The Maids - Seven Arts Theatre, Leeds (On behalf of The Public Reviews)
This review was originally written for The Public Reviews and the link can be accessed here.
Accessed from The Public Reviews
Hedgepig Theatre, a local independent theatre company, is renowned for their dark thought provoking productions and takes pride in performing at unique spaces and venues. Their current production, Jean Genet’s The Maids, is currently touring at venues across Yorkshire.
The audience enters the small dark and dimmed lighting auditorium where they are intimately greeted by two characters, the two sisters, who are at awkward ends with each other. The tension suggests this will be a dark play with anticipated twists and suspense.
Adapted from Genet’s Les Bonnes, The Maids is based very loosely on Christine and Léa Papin, two sisters who were infamous for murdering their employer in France, in 1933. In the play two sisters, Solange and Claire, who in turn plot the murder of their mistress through powerful and manipulative role-playing. Gemma Sharp and Anna Rose James energetically and playfully portray the sisters’ determination to detail of their compulsive and obsessive plotting, leading to distrust and ultimately self-destruction. The sisters also include their experiences of their love/hate relationship between them and their mistress, played by Victoria Delaney. The story is accompanied by Kelli Zezulka’s timely lighting and relevant sounds, indicating that the story is deeper in intrigue and curiosity than it appears to the eye.

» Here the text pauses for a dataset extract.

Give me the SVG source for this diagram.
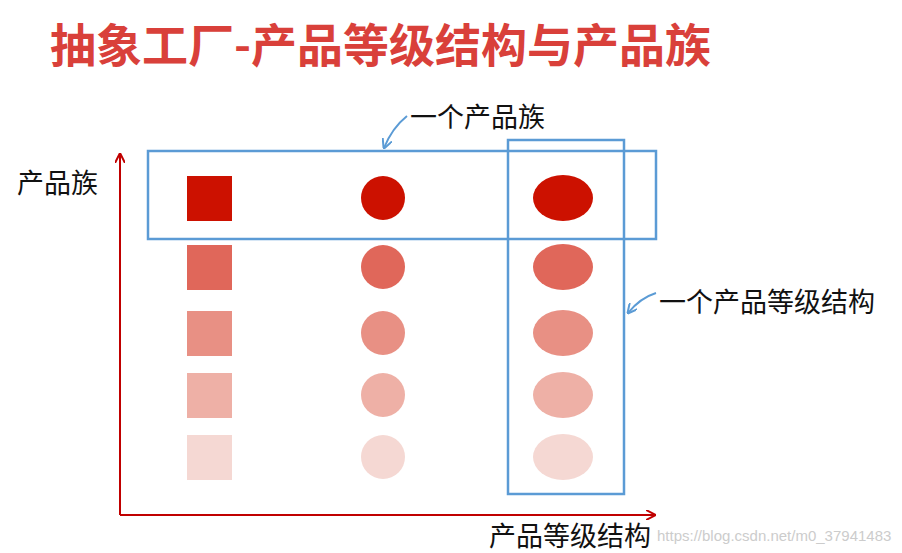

Curry no doubt stages well a short compact and complex play with unexpected changes of emotional and psychological twists throughout. As much as Solange and Claire exercises their dominative power towards one another there is this strong mutual love between them, which Sharp and James tenderly and calmly shows. A provocative production raising various themes, ranging from sociology to psychology, certainly challenges one’s mind with no simple answers guaranteed. An enjoyable production which keeps you on the edge of your seat from the tense beginning to the abrupt end!